Last Thursday was the official last nursing. Honestly I couldn’t decide whether to make a big deal out of it at the time for her and me or to just let it go by naturally so as not to ruffle her feathers. I compromised. I didn’t bring up the finality of it. The next day we made a HUGE production of her picking out which undies would christian the first night in bed. Pink won out of course. And put her to bed just like it was no big deal. The next morning I woke to a certain 3 year old sitting up over me, enacting her best Snoopy-vulture imitation, yet patiently waiting for me to wake up, since Daddy had told her to let Momma sleep, to let me know that she did it, she slept in her big-girl underwear just like I had! So I gave her our little memento of the occasion- a book about The Midnight Fairies that came with it’s own silver fairy necklace she could wear. She was soooooo proud! So happy- so ecstatic she ended up somehow breaking it off her own neck within the first 45 minutes of wearing it. Well- she is still only 3.

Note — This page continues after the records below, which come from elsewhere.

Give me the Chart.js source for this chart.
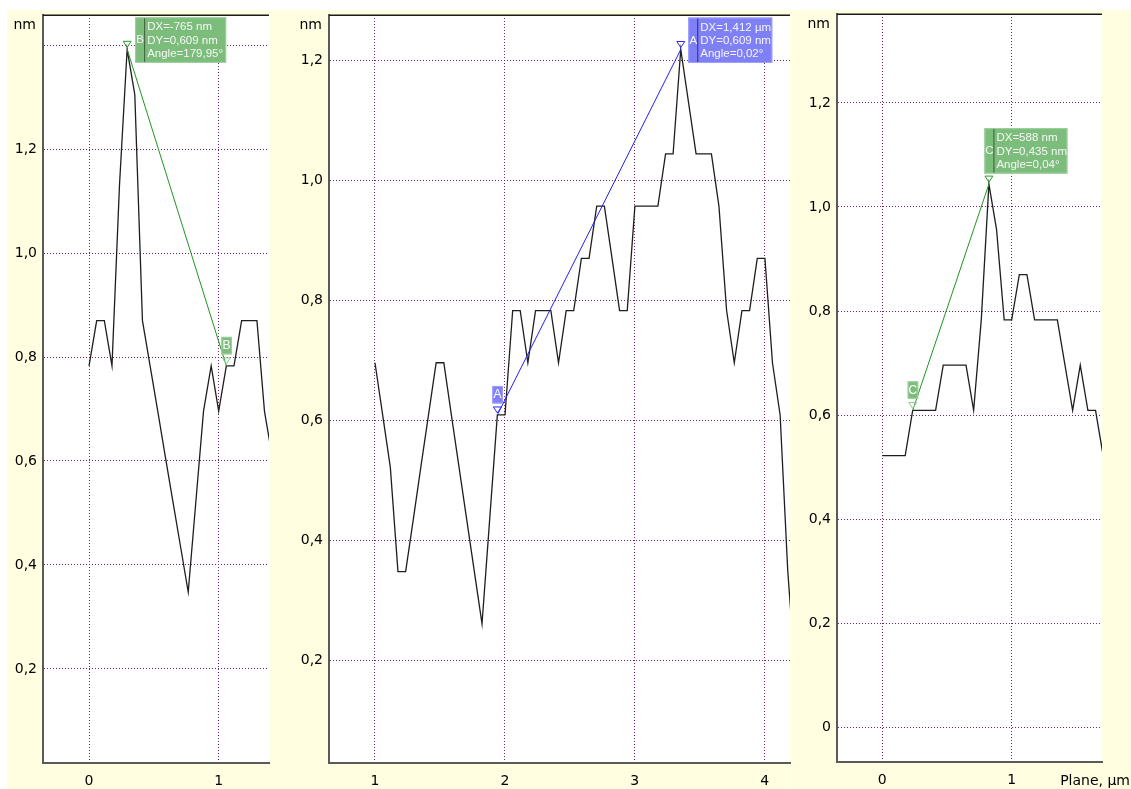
<!DOCTYPE html>
<html>
<head>
<meta charset="utf-8">
<script src="https://cdn.jsdelivr.net/npm/chart.js@4.4.1/dist/chart.umd.min.js"></script>
<style>
  html, body { margin: 0; padding: 0; background: #ffffff; width: 1131px; height: 789px; overflow: hidden; }
  .panel { position: absolute; top: 10px; height: 779px; background: #fffee0; }
  #p1 { left: 7px; width: 263px; }
  #p2 { left: 270px; width: 521px; }
  #p3 { left: 792px; width: 339px; }
  canvas { display: block; }
</style>
</head>
<body>
<div class="panel" id="p1"><canvas id="c1" width="263" height="779"></canvas></div>
<div class="panel" id="p2"><canvas id="c2" width="521" height="779"></canvas></div>
<div class="panel" id="p3"><canvas id="c3" width="339" height="779"></canvas></div>
<script>
// ---- Profile B (left panel): distance along the cut (µm) and height (nm)
const profileBx = [0, 0.059, 0.118, 0.177, 0.235, 0.294, 0.353, 0.412, 0.471, 0.530, 0.588, 0.647, 0.706,
                   0.765, 0.824, 0.883, 0.942, 1.000, 1.059, 1.118, 1.177, 1.236, 1.295, 1.353, 1.412];
const profileBy = [0.783, 0.870, 0.870, 0.783, 1.131, 1.392, 1.305, 0.870, 0.783, 0.696, 0.609, 0.522, 0.435,
                   0.348, 0.522, 0.696, 0.783, 0.696, 0.783, 0.783, 0.870, 0.870, 0.870, 0.696, 0.609];
const markersB = [{ x: 0.294, y: 1.392 }, { x: 1.059, y: 0.783 }];
const textB = ['DX=-765 nm', 'DY=0,609 nm', 'Angle=179,95°'];
const xTicksB = [0, 1];
const xLabelsB = ['0', '1'];
const yTicksB = [0.2, 0.4, 0.6, 0.8, 1.0, 1.2, 1.4];
const yLabelsB = ['0,2', '0,4', '0,6', '0,8', '1,0', '1,2', ''];

// ---- Profile A (middle panel)
const profileAx = [1.000, 1.059, 1.118, 1.177, 1.236, 1.295, 1.353, 1.412, 1.471, 1.530, 1.588, 1.647, 1.706,
                   1.765, 1.824, 1.883, 1.942, 2.001, 2.060, 2.118, 2.177, 2.236, 2.295, 2.354, 2.413, 2.472,
                   2.530, 2.589, 2.648, 2.707, 2.766, 2.825, 2.883, 2.942, 3.001, 3.060, 3.119, 3.178, 3.237,
                   3.295, 3.354, 3.413, 3.472, 3.531, 3.590, 3.648, 3.707, 3.766, 3.825, 3.884, 3.943, 4.002,
                   4.060, 4.119, 4.178, 4.237];
const profileAy = [0.696, 0.609, 0.522, 0.348, 0.348, 0.435, 0.522, 0.609, 0.696, 0.696, 0.609, 0.522, 0.435,
                   0.348, 0.261, 0.435, 0.609, 0.609, 0.783, 0.783, 0.696, 0.783, 0.783, 0.783, 0.696, 0.783,
                   0.783, 0.870, 0.870, 0.957, 0.957, 0.870, 0.783, 0.783, 0.957, 0.957, 0.957, 0.957, 1.044,
                   1.044, 1.218, 1.131, 1.044, 1.044, 1.044, 0.957, 0.783, 0.696, 0.783, 0.783, 0.870, 0.870,
                   0.696, 0.609, 0.348, 0.174];
const markersA = [{ x: 1.942, y: 0.609 }, { x: 3.354, y: 1.218 }];
const textA = ['DX=1,412 µm', 'DY=0,609 nm', 'Angle=0,02°'];
const xTicksA = [1, 2, 3, 4];
const xLabelsA = ['1', '2', '3', '4'];
const yTicksA = [0.2, 0.4, 0.6, 0.8, 1.0, 1.2];
const yLabelsA = ['0,2', '0,4', '0,6', '0,8', '1,0', '1,2'];

// ---- Profile C (right panel)
const profileCx = [0, 0.059, 0.118, 0.177, 0.235, 0.294, 0.353, 0.412, 0.471, 0.530, 0.588, 0.647, 0.706,
                   0.765, 0.824, 0.883, 0.942, 1.000, 1.059, 1.118, 1.177, 1.236, 1.295, 1.353, 1.412, 1.471,
                   1.530, 1.589, 1.648, 1.707];
const profileCy = [0.522, 0.522, 0.522, 0.522, 0.609, 0.609, 0.609, 0.609, 0.696, 0.696, 0.696, 0.696, 0.609,
                   0.783, 1.044, 0.957, 0.783, 0.783, 0.870, 0.870, 0.783, 0.783, 0.783, 0.783, 0.696, 0.609,
                   0.696, 0.609, 0.609, 0.522];
const markersC = [{ x: 0.235, y: 0.609 }, { x: 0.824, y: 1.044 }];
const textC = ['DX=588 nm', 'DY=0,435 nm', 'Angle=0,04°'];
const xTicksC = [0, 1];
const xLabelsC = ['0', '1'];
const yTicksC = [0, 0.2, 0.4, 0.6, 0.8, 1.0, 1.2];
const yLabelsC = ['0', '0,2', '0,4', '0,6', '0,8', '1,0', '1,2'];

const FONT = 'DejaVu Sans';
const BOX_FONT = 'Liberation Sans';
const GREEN = { fill: '#7cbd7c', edge: '#9fd09f', sep: '#3d5a3d', line: '#1f961f', tri: '#2a9a2a', tri2: '#8ccc8c' };
const BLUE = { fill: '#7f7ff6', edge: '#a0a0ff', sep: '#2a2a8a', line: '#2020ff', tri: '#2828ff', tri2: '#2828ff' };

function toPoints(xs, ys) { return xs.map((x, i) => ({ x: x, y: ys[i] })); }

// Overlay: white plot area, top frame line, unit label, cursor markers and readout boxes
function overlay(cfg) {
  return {
    id: 'overlay',
    beforeDraw(chart) {
      const { ctx, chartArea: a } = chart;
      ctx.save();
      ctx.fillStyle = '#ffffff';
      ctx.fillRect(a.left, a.top, a.right - a.left, a.bottom - a.top);
      ctx.restore();
    },
    afterDraw(chart) {
      const { ctx, chartArea: a } = chart;
      const sx = chart.scales.x, sy = chart.scales.y;
      const pal = cfg.palette;
      ctx.save();
      // top frame
      ctx.strokeStyle = '#1a1a1a';
      ctx.lineWidth = 1.5;
      ctx.beginPath();
      ctx.moveTo(a.left, a.top + 0.25);
      ctx.lineTo(a.right, a.top + 0.25);
      ctx.stroke();

      // unit labels
      ctx.fillStyle = '#000';
      ctx.font = '14px "' + FONT + '"';
      ctx.textAlign = 'right';
      ctx.textBaseline = 'middle';
      ctx.fillText('nm', a.left - 7, a.top + 10);
      if (cfg.xTitle) {
        ctx.fillText(cfg.xTitle, chart.width - 1, a.bottom + 19);
      }

      const pts = cfg.markers.map(m => ({ x: sx.getPixelForValue(m.x), y: sy.getPixelForValue(m.y) }));

      // cursor triangles
      pts.forEach((p, i) => {
        ctx.beginPath();
        ctx.moveTo(p.x - 4, p.y - 8);
        ctx.lineTo(p.x + 4, p.y - 8);
        ctx.lineTo(p.x, p.y - 2);
        ctx.closePath();
        ctx.lineWidth = 1;
        ctx.strokeStyle = i === cfg.bigAt ? pal.tri : pal.tri2;
        ctx.stroke();
      });

      // small letter tag
      const s = pts[cfg.smallAt];
      const tx = s.x - 5, ty = s.y - 29;
      ctx.fillStyle = pal.fill;
      ctx.fillRect(tx, ty, 10.5, 17.5);
      ctx.strokeStyle = pal.edge;
      ctx.lineWidth = 1;
      ctx.strokeRect(tx + 0.5, ty + 0.5, 9.5, 16.5);
      ctx.fillStyle = '#ffffff';
      ctx.font = '12px "' + BOX_FONT + '"';
      ctx.textAlign = 'center';
      ctx.fillText(cfg.letter, tx + 5.25, ty + 9);

      // readout box
      const b = pts[cfg.bigAt];
      const bx = b.x + cfg.boxDx, by = b.y + cfg.boxDy;
      const bw = cfg.boxW, bh = 45.5;
      ctx.fillStyle = pal.fill;
      ctx.fillRect(bx, by, bw, bh);
      ctx.strokeStyle = pal.edge;
      ctx.strokeRect(bx + 0.5, by + 0.5, bw - 1, bh - 1);
      ctx.strokeStyle = pal.sep;
      ctx.beginPath();
      ctx.moveTo(bx + 9.5, by + 1);
      ctx.lineTo(bx + 9.5, by + bh - 1);
      ctx.stroke();
      ctx.fillStyle = '#f6f6f6';
      ctx.font = '11.5px "' + BOX_FONT + '"';
      ctx.textAlign = 'center';
      ctx.fillText(cfg.letter, bx + 5, by + 23);
      ctx.textAlign = 'left';
      cfg.text.forEach((t, i) => ctx.fillText(t, bx + 12, by + 10 + i * 13.3));
      ctx.restore();
    }
  };
}

// keep the plot frame exactly where the layout puts it
function noEdgePadding(s) {
  s.paddingTop = 0; s.paddingBottom = 0; s.paddingLeft = 0; s.paddingRight = 0;
}

function makeChart(id, cfg) {
  return new Chart(document.getElementById(id), {
    type: 'scatter',
    data: {
      datasets: [
        { data: toPoints(cfg.xs, cfg.ys), showLine: true, borderColor: '#1e1e1e', borderWidth: 1.3,
          pointRadius: 0, tension: 0, order: 2 },
        { data: cfg.markers, showLine: true, borderColor: cfg.palette.line, borderWidth: 1,
          pointRadius: 0, tension: 0, order: 1 }
      ]
    },
    options: {
      responsive: false,
      animation: false,
      events: [],
      layout: { padding: { left: 0, top: cfg.padTop, right: cfg.padRight, bottom: 0 } },
      plugins: { legend: { display: false }, tooltip: { enabled: false } },
      scales: {
        x: {
          type: 'linear', min: cfg.xMin, max: cfg.xMax,
          afterBuildTicks: s => { s.ticks = cfg.xTicks.map(v => ({ value: v })); },
          afterFit: s => { s.height = cfg.xAxisH; noEdgePadding(s); },
          grid: { color: '#72256f', lineWidth: 1, drawTicks: false },
          border: { display: true, color: '#5a5a5a', width: 2, dash: [1, 2] },
          ticks: { color: '#000', font: { family: FONT, size: 14 }, padding: 10, maxRotation: 0,
                   callback: (v, i) => cfg.xLabels[i] }
        },
        y: {
          type: 'linear', min: cfg.yMin, max: cfg.yMax,
          afterBuildTicks: s => { s.ticks = cfg.yTicks.map(v => ({ value: v })); },
          afterFit: s => { s.width = cfg.yAxisW; noEdgePadding(s); },
          grid: { color: '#72256f', lineWidth: 1, drawTicks: false },
          border: { display: true, color: '#5a5a5a', width: 2, dash: [1, 2] },
          ticks: { color: '#000', font: { family: FONT, size: 14 }, padding: 6,
                   callback: (v, i) => cfg.yLabels[i] }
        }
      }
    },
    plugins: [overlay(cfg)]
  });
}

makeChart('c1', {
  xs: profileBx, ys: profileBy, markers: markersB, text: textB, letter: 'B', palette: GREEN,
  xTicks: xTicksB, xLabels: xLabelsB, yTicks: yTicksB, yLabels: yLabelsB,
  xMin: -0.355, xMax: 1.388, yMin: 0.019, yMax: 1.458,
  padTop: 5, padRight: 1, yAxisW: 36, xAxisH: 26,
  bigAt: 0, smallAt: 1, boxDx: 8, boxDy: -32, boxW: 91
});
makeChart('c2', {
  xs: profileAx, ys: profileAy, markers: markersA, text: textA, letter: 'A', palette: BLUE,
  xTicks: xTicksA, xLabels: xLabelsA, yTicks: yTicksA, yLabels: yLabelsA,
  xMin: 0.646, xMax: 4.195, yMin: 0.029, yMax: 1.2755,
  padTop: 5, padRight: 1, yAxisW: 59, xAxisH: 26,
  bigAt: 1, smallAt: 0, boxDx: 7.5, boxDy: -32, boxW: 84
});
makeChart('c3', {
  xs: profileCx, ys: profileCy, markers: markersC, text: textC, letter: 'C', palette: GREEN,
  xTicks: xTicksC, xLabels: xLabelsC, yTicks: yTicksC, yLabels: yLabelsC,
  xMin: -0.35, xMax: 1.698, yMin: -0.067, yMax: 1.371,
  padTop: 4, padRight: 29, yAxisW: 45, xAxisH: 27, xTitle: 'Plane, µm',
  bigAt: 1, smallAt: 0, boxDx: -4.5, boxDy: -56, boxW: 83
});
</script>
</body>
</html>
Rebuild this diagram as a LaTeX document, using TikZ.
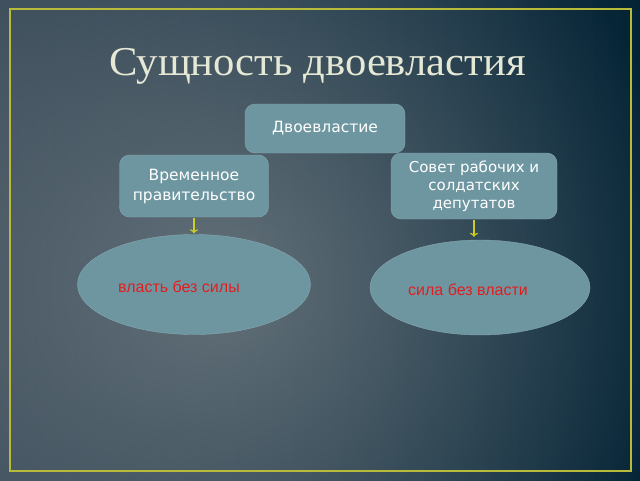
\documentclass[tikz,border=0pt]{standalone}
\usepackage{fontspec}
\setmainfont{DejaVu Sans}
\newfontfamily\titlefont[FakeStretch=1.04]{Liberation Serif}
\newfontfamily\redfont{Liberation Sans}
\usetikzlibrary{shapes.geometric,fadings,arrows.meta}
\definecolor{bgleft}{RGB}{52,70,85}
\definecolor{bgmiddle}{RGB}{34,58,74}
\definecolor{bgright}{RGB}{4,36,54}
\definecolor{bgglow}{RGB}{125,135,140}
\definecolor{frameyellow}{RGB}{184,186,58}
\definecolor{boxfill}{RGB}{110,150,161}
\definecolor{boxline}{RGB}{135,168,176}
\definecolor{titlegrey}{RGB}{230,232,214}
\definecolor{arrowyellow}{RGB}{205,205,35}
\definecolor{labelred}{RGB}{225,30,30}
\tikzfading[name=glow, inner color=transparent!30, outer color=transparent!100]
\begin{document}
\begin{tikzpicture}[x=1pt,y=-1pt,
    box/.style={draw=boxline,fill=boxfill,rounded corners=10pt,text=white,align=center,inner sep=0pt},
    oval/.style={draw=boxline,fill=boxfill,ellipse,inner sep=0pt},
    redlabel/.style={text=labelred,font=\redfont\fontsize{16}{19}\selectfont},
    arr/.style={draw=arrowyellow,line width=1.3pt,-{To[length=4pt,width=8pt]}}]
        \useasboundingbox (0,0) rectangle (640,480);
        %% Background
        \shade[left color=bgleft,middle color=bgmiddle,right color=bgright] (0,0) rectangle (640,480);
        \fill[bgglow,path fading=glow] (225,285) circle (470);
        %% Frame
        \draw[frameyellow,line width=2pt] (10,9) rectangle (631,471);
        %% Title
        \node[font=\titlefont\fontsize{41}{48}\selectfont,text=titlegrey,anchor=base] (title) at (317.5,75) {Сущность двоевластия};
        %% Boxes
        \node[box,minimum width=160pt,minimum height=49pt,font=\fontsize{15.5}{19}\selectfont] (dvoe) at (325,128.5) {Двоевластие};
        \node[box,minimum width=149pt,minimum height=62pt,font=\fontsize{15.5}{20}\selectfont] (vrem) at (194,186) {Временное\\правительство};
        \node[box,minimum width=166pt,minimum height=66pt,font=\fontsize{15}{18}\selectfont] (sovet) at (474,186) {Совет рабочих и\\солдатских\\депутатов};
        %% Ellipses
        \node[oval,minimum width=233pt,minimum height=100pt] (vlast) at (194,284.5) {};
        \node[oval,minimum width=220pt,minimum height=95pt] (sila) at (480,287.5) {};
        \node[redlabel] (vlasttext) at (179,287) {власть без силы};
        \node[redlabel] (silatext) at (468,290) {сила без власти};
        %% Arrows
        \draw[arr,shorten <=1pt,shorten >=1pt] (vrem.south) -- (vrem.south |- vlast.north);
        \draw[arr,shorten <=1pt,shorten >=3pt] (sovet.south) -- (sovet.south |- sila.north);
    \end{tikzpicture}
\end{document}
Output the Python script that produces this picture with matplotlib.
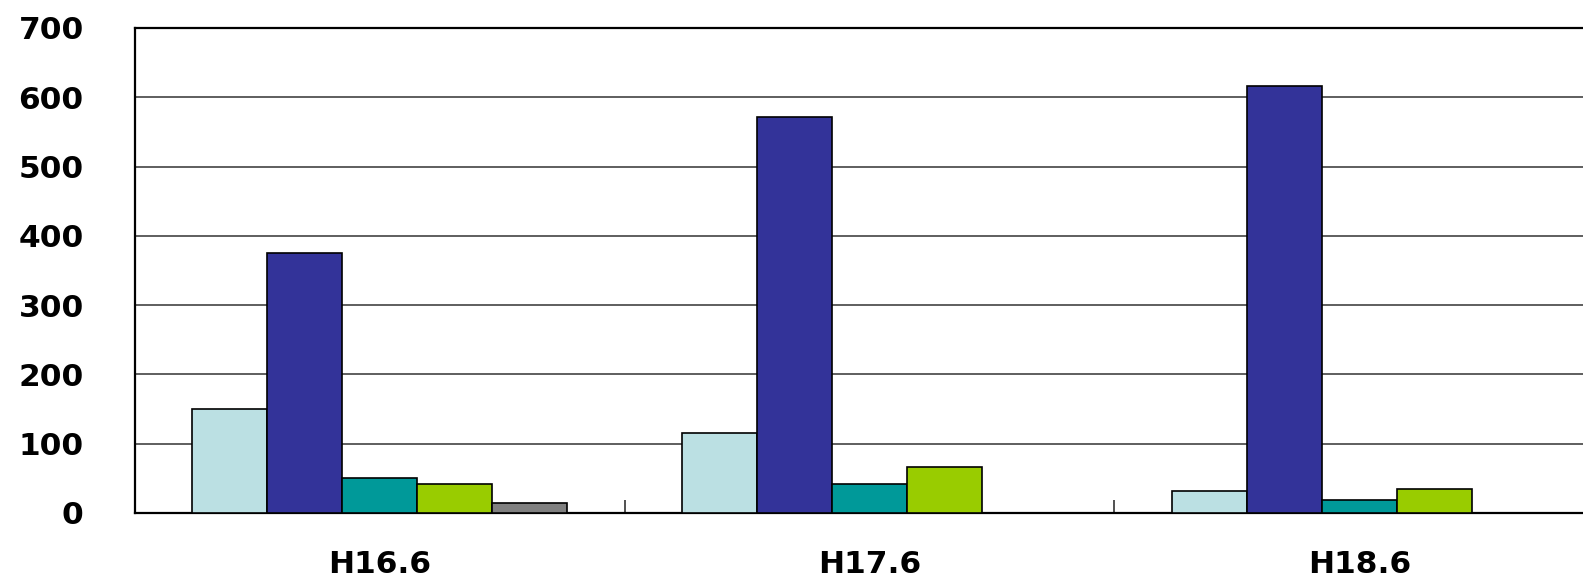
import numpy as np
import matplotlib
matplotlib.use("Agg")
from matplotlib import pyplot as plt

# survey periods and the five series per period
periods = ["H16.6", "H17.6", "H18.6"]
s1 = [150, 115, 31]
s2 = [375, 572, 616]
s3 = [50, 42, 19]
s4 = [42, 67, 34]
s5 = [15, 0, 0]
series = [s1, s2, s3, s4, s5]
colors = ["#BBE0E3", "#333399", "#009999", "#99CC00", "#808080"]

y_ticks = [0, 100, 200, 300, 400, 500, 600, 700]

plt.rcParams["font.family"] = ["DejaVu Sans"]
plt.rcParams["font.weight"] = "bold"

fig = plt.figure(figsize=(15.83, 5.82), dpi=100)
# right edge of the plot area runs past the figure
ax = fig.add_axes([0.0853, 0.1186, 0.928, 0.8333])

x = np.arange(len(periods))
width = 0.1532
for i, (vals, c) in enumerate(zip(series, colors)):
    pos = x - 2 * width + i * width
    vals = np.array(vals, dtype=float)
    keep = vals > 0
    ax.bar(pos[keep], vals[keep], width=width, color=c,
           edgecolor="black", linewidth=1.2, zorder=3)

ax.set_xlim(-0.5, 2.5)
ax.set_ylim(0, 700)
ax.set_yticks(y_ticks)
ax.set_yticklabels([str(v) for v in y_ticks], fontsize=22.5, fontweight="bold")
ax.tick_params(axis="y", length=0, pad=37)

ax.set_xticks(x)
ax.set_xticklabels(periods, fontsize=22.5, fontweight="bold")
ax.set_xticks([0.5, 1.5], minor=True)
ax.tick_params(axis="x", which="major", length=0, pad=27)
ax.tick_params(axis="x", which="minor", direction="in", length=9.5,
               width=1.2, color="#333333")

ax.grid(axis="y", color="#333333", linewidth=1.1, zorder=0)
for side in ["left", "bottom", "top", "right"]:
    ax.spines[side].set_linewidth(1.6)
    ax.spines[side].set_color("black")

fig.savefig("out.png", dpi=100)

Big changes for us all this summer- I see lots of sleep on all of our horizons. And better rested parents can only mean one thing for everyone they meet- a much more pleasant encounter. Thank heavens for sleeping cherubs.

Oh, but just to be clear, do still ask if we would “like” another cup of coffee- it’ll be a while before we are that rested that we might actually say no thank you.

* It’s her middle name.

**It’s a reference. And it’s lovely there- and here.